I remember a time when I couldn’t imagine me not knitting.
The magic is lost.

+I hate to clean more than is probably normal.
But I tidy up when I’m anxious.
And I can’t function in clutter.

+I read through every single post on EZ’s list to determine the
tone of this blog-along in order to write mine accordingly.
This was more difficult to write then I had hoped.

So here I am. Just your average, everyday, screwed up first worlder.

How about you?

18 Comments

    • Thank you for all your love and support.

      Reply
  1. You did a GREAT job compiling this list. Don’t be ashamed of having depression, I myself suffer with type 2 bipolar (less severe form), severe anxiety disorder, panic disorder, PTSD and severe insomnia. You have NOTHING to be ashamed or scared of in regard to your diagnosis. Your post has inspired me to blog about what terrifies me for next week and I thank you for that. My list might be pretty whacky to some because I’m scared of the strange stuff, like trains and semi trucks. I’m also terrified of tornadoes and I live in Wisconsin where we always have those darn things. So here’s a pat on the back, you did a great job!

    Reply
    • Thank you. Trains and Semis scare the begeebees out of me too – something that large shouldn’t be allowed to drive that close to my little car. =D

      Reply
  2. Congrats on a courage to say (write) all this! Most people can’t admit to themselves how they really feel, let alone blog about things they’re afraid to tell someone. I hope you felt proud of yourself after you posted this.

    Reply
    • Thank you. This was very difficult to write and I am glad I did…I don’t know if I feel better…but I do feel more open to it.

      Reply
  3. Thank you for being so brave. I recently tried to stop taking my happy pills, and had to teach myself all over again that there is nothing wrong with taking them, and that right now, I need them to be me. I wish more people would be honest about mental illness, but considering I still do battle with myself over whether I need to or not, I can’t blame anyone for not wanting to share that. Thank you for making me feel less alone today.

    Reply
    • Thank you. I am so glad this was a help to you. I can’t tell you how much that means to me.

      Reply
  4. Thanks for being so brave! I too have had depression in the past. The more we talk about this, the less shame and stigma will be associated with the condition.

    Reply
  5. Wow, good for you! You’ve already posted a lot of my list already. :-) I think a lot of people don’t feel confident in what they’re doing, and yet we just forge ahead anyway. Heck, I run a successful syndication business, and it still scares the crap out of me every day.

    Reply
    • Thank you! And thank you for sharing your fear. I hope to work up to your level of confidence soon. Small steps everyday. :-)

      Reply
  6. You are amazing! How raw are you? Thank you for being so vulnerable. I’m scared to do this post … maybe that could be my first line … LOL!
    Nice getting to know this part of you.
    xo Tara

    Reply
    • Thank you! This was the toughest post I have ever published and I am really glad I did because I have met all of you. :-) I can’t wait to see yours.

      Reply
  7. I read every post on EZ’s list too! But because I just found the whole thing so dang refreshing, yours included. It’s nice to know that not everyone in blog land is so perfect like it sometimes seems.

    Reply
    • Thank you. I am so glad this got started. It feels cleansing somehow: as if the creative internet community rebooted.

      Reply
  8. “I don’t know what I want to be when I grow up and have no real plan.”

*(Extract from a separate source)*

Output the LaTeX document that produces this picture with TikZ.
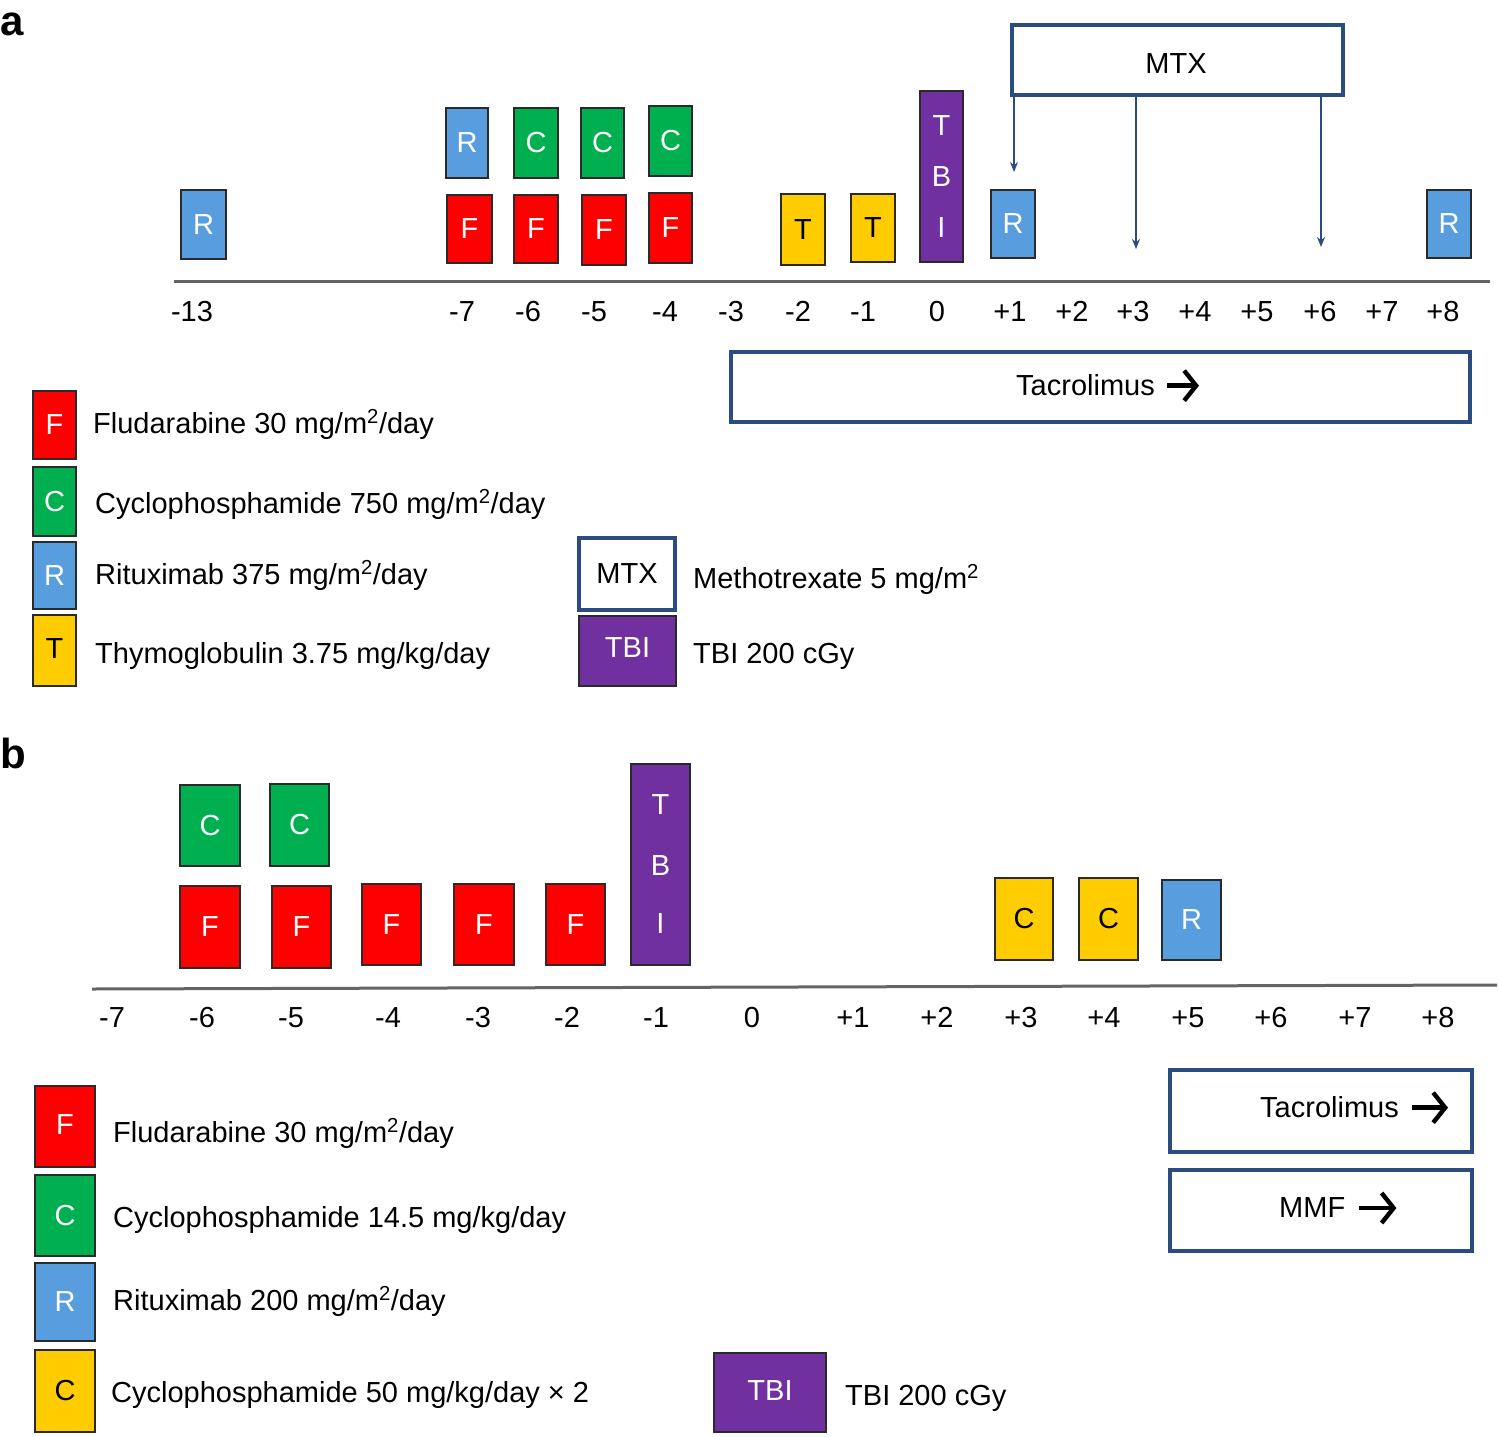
\documentclass[tikz,border=0pt]{standalone}
\usepackage{fontspec}
\setmainfont{Liberation Sans}
\usetikzlibrary{arrows.meta}
\definecolor{cRed}{HTML}{FF0000}
\definecolor{cGreen}{HTML}{00B050}
\definecolor{cBlue}{HTML}{589DDD}
\definecolor{cYellow}{HTML}{FFCC00}
\definecolor{cPurple}{HTML}{7030A0}
\definecolor{cBord}{HTML}{2A2A2A}
\definecolor{cNavy}{HTML}{2B4C7E}
\definecolor{cAxis}{HTML}{646464}
\newcommand\fs{\fontsize{29}{34}\selectfont}
\newcommand\drugbox[7]{%
  \node[#2, minimum width={#5-#3}, minimum height={#6-#4}] (#1) at ({(#3+#5)/2},{(#4+#6)/2}) {#7};}
\begin{document}
\begin{tikzpicture}[x=1pt,y=-1pt,
  box/.style={draw=cBord, line width=2.2pt, inner sep=0pt, font=\fs, text=white},
  drugF/.style={box, fill=cRed},
  drugC/.style={box, fill=cGreen},
  drugR/.style={box, fill=cBlue},
  drugT/.style={box, fill=cYellow, text=black},
  drugY/.style={box, fill=cYellow, text=black},
  tbibox/.style={box, fill=cPurple, align=center, font=\fontsize{29}{51}\selectfont},
  outbox/.style={draw=cNavy, line width=3.2pt, fill=white, inner sep=0pt, font=\fs, text=black},
  lbl/.style={anchor=base west, font=\fs, inner sep=0pt},
  tick/.style={anchor=base, font=\fs, inner sep=0pt},
  axisline/.style={draw=cAxis, line width=3pt},
  mtxarrow/.style={draw=cNavy, line width=2.2pt, -{Stealth[length=10pt,width=8pt]}},
  bigarrow/.style={line width=4.4pt, -{Straight Barb[length=12pt,width=30pt]}},
  panel/.style={anchor=base west, font=\fontsize{42}{46}\selectfont\bfseries, inner sep=0pt}
]
\useasboundingbox (0,0) rectangle (1499,1437);

% ---------------- panel a ----------------
\node[panel] (pa) at (0,36) {a};

\coordinate (aaxL) at (174,281);
\coordinate (aaxR) at (1490,281);
\draw[axisline] (aaxL) -- (aaxR);

\foreach \x/\t/\n in {192/-13/m13, 462/-7/m7, 528/-6/m6, 594/-5/m5, 665/-4/m4, 731/-3/m3, 798/-2/m2, 863/-1/m1, 937/0/z, 1010/+1/p1, 1072/+2/p2, 1133/+3/p3, 1195/+4/p4, 1257/+5/p5, 1320/+6/p6, 1382/+7/p7, 1443/+8/p8}
  \node[tick] (at\n) at (\x,321) {\t};

\drugbox{aR13}{drugR}{181}{190}{226}{259}{R}
\drugbox{aR7}{drugR}{446}{108}{488}{178}{R}
\drugbox{aF7}{drugF}{447}{195}{492}{263}{F}
\drugbox{aC6}{drugC}{514}{108}{558}{178}{C}
\drugbox{aF6}{drugF}{514}{195}{558}{263}{F}
\drugbox{aC5}{drugC}{581}{108}{624}{178}{C}
\drugbox{aF5}{drugF}{582}{195}{626}{265}{F}
\drugbox{aC4}{drugC}{649}{106}{692}{176}{C}
\drugbox{aF4}{drugF}{649}{193}{692}{263}{F}
\drugbox{aT2}{drugT}{781}{194}{825}{265}{T}
\drugbox{aT1}{drugT}{851}{194}{895}{262}{T}
\drugbox{aTBI}{tbibox}{920}{91}{963}{262}{T\\B\\I}
\drugbox{aRp1}{drugR}{991}{190}{1035}{258}{R}
\drugbox{aRp8}{drugR}{1427}{190}{1471}{258}{R}

\drugbox{mtx}{outbox}{1012}{25}{1343}{95}{}
\node[tick] (mtxtxt) at (1176,74) {MTX};
\coordinate (mA) at (1014,172);
\coordinate (mB) at (1136,249);
\coordinate (mC) at (1321,247);
\draw[mtxarrow] (mtx.south -| mA) -- (mA);
\draw[mtxarrow] (mtx.south -| mB) -- (mB);
\draw[mtxarrow] (mtx.south -| mC) -- (mC);

\drugbox{atac}{outbox}{731}{352}{1470}{422}{}
\node[lbl] (atactxt) at (1016,395) {Tacrolimus};
\draw[bigarrow] ([xshift=12pt,yshift=-1pt]atactxt.east) -- ++(32,0);

% legend a
\drugbox{lF}{drugF}{33}{391}{76}{459}{F}
\drugbox{lC}{drugC}{33}{467}{76}{536}{C}
\drugbox{lR}{drugR}{33}{542}{76}{609}{R}
\drugbox{lT}{drugT}{33}{615}{76}{686}{\raisebox{3pt}{T}}
\drugbox{lMTX}{outbox}{579}{538}{675}{610}{MTX}
\drugbox{lTBI}{tbibox}{579}{616}{676}{686}{\raisebox{7pt}{TBI}}
\node[lbl] (lFt) at (93,433) {Fludarabine 30 mg/m\textsuperscript{2}/day};
\node[lbl] (lCt) at (95,513) {Cyclophosphamide 750 mg/m\textsuperscript{2}/day};
\node[lbl] (lRt) at (95,584) {Rituximab 375 mg/m\textsuperscript{2}/day};
\node[lbl] (lTt) at (95,663) {Thymoglobulin 3.75 mg/kg/day};
\node[lbl] (lMt) at (693,588) {Methotrexate 5 mg/m\textsuperscript{2}};
\node[lbl] (lBt) at (693,663) {TBI 200 cGy};

% ---------------- panel b ----------------
\node[panel] (pb) at (0,768) {b};

\coordinate (baxL) at (92,989);
\coordinate (baxR) at (1497,985);
\draw[axisline] (baxL) -- (baxR);

\foreach \x/\t/\n in {112/-7/m7, 202/-6/m6, 291/-5/m5, 388/-4/m4, 478/-3/m3, 567/-2/m2, 656/-1/m1, 752/0/z, 853/+1/p1, 937/+2/p2, 1021/+3/p3, 1104/+4/p4, 1188/+5/p5, 1271/+6/p6, 1355/+7/p7, 1438/+8/p8}
  \node[tick] (bt\n) at (\x,1027) {\t};

\drugbox{bC6}{drugC}{180}{785}{240}{866}{C}
\drugbox{bC5}{drugC}{270}{784}{329}{866}{C}
\drugbox{bF6}{drugF}{180}{886}{240}{968}{F}
\drugbox{bF5}{drugF}{272}{886}{331}{968}{F}
\drugbox{bF4}{drugF}{362}{884}{421}{965}{F}
\drugbox{bF3}{drugF}{454}{884}{514}{965}{F}
\drugbox{bF2}{drugF}{546}{884}{605}{965}{F}
\drugbox{bTBI}{tbibox,font=\fontsize{29}{58}\selectfont}{631}{764}{690}{965}{\raisebox{3pt}{T}\\B\\I}
\drugbox{bY3}{drugY}{995}{878}{1053}{960}{C}
\drugbox{bY4}{drugY}{1079}{878}{1138}{960}{C}
\drugbox{bR5}{drugR}{1162}{880}{1221}{960}{R}

% legend b
\drugbox{blF}{drugF}{35}{1086}{95}{1167}{\raisebox{4pt}{F}}
\drugbox{blC}{drugC}{35}{1175}{95}{1256}{C}
\drugbox{blR}{drugR}{35}{1263}{95}{1341}{R}
\drugbox{blY}{drugY}{35}{1350}{95}{1432}{C}
\drugbox{blTBI}{tbibox}{714}{1353}{826}{1432}{\raisebox{4pt}{TBI}}
\node[lbl] (blFt) at (113,1142) {Fludarabine 30 mg/m\textsuperscript{2}/day};
\node[lbl] (blCt) at (113,1227) {Cyclophosphamide 14.5 mg/kg/day};
\node[lbl] (blRt) at (113,1310) {Rituximab 200 mg/m\textsuperscript{2}/day};
\node[lbl] (blYt) at (111,1402) {Cyclophosphamide 50 mg/kg/day × 2};
\node[lbl] (blBt) at (845,1405) {TBI 200 cGy};

\drugbox{btac}{outbox}{1170}{1070}{1472}{1152}{}
\node[lbl] (btactxt) at (1260,1117) {Tacrolimus};
\draw[bigarrow] ([xshift=13pt,yshift=-1pt]btactxt.east) -- ++(36,0);
\drugbox{bmmf}{outbox}{1170}{1170}{1472}{1251}{}
\node[lbl] (bmmftxt) at (1279,1217) {MMF};
\draw[bigarrow] ([xshift=14pt,yshift=-1pt]bmmftxt.east) -- ++(37,0);
\end{tikzpicture}
\end{document}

    Yeah, I’ve been waiting decades for the answer to this one! And I don’t have a plan either…

    Reply
  9. Wow..I admire your courage for writing this. Just reading this post I feel already connected with you, because I’m very similar to what you described in here. By the way, I apologize for the belated comment. I see it was posted on May, 3 , and now it’s June, 3. LOL!
    I’ll come by more often in the future! Again, thanks for sharing! -Sun Hee

    Reply
    • Glad you stopped by. It was tougher to write than I thought it would be, but very liberating. I suggest this exercise to anyone (even if you never publish).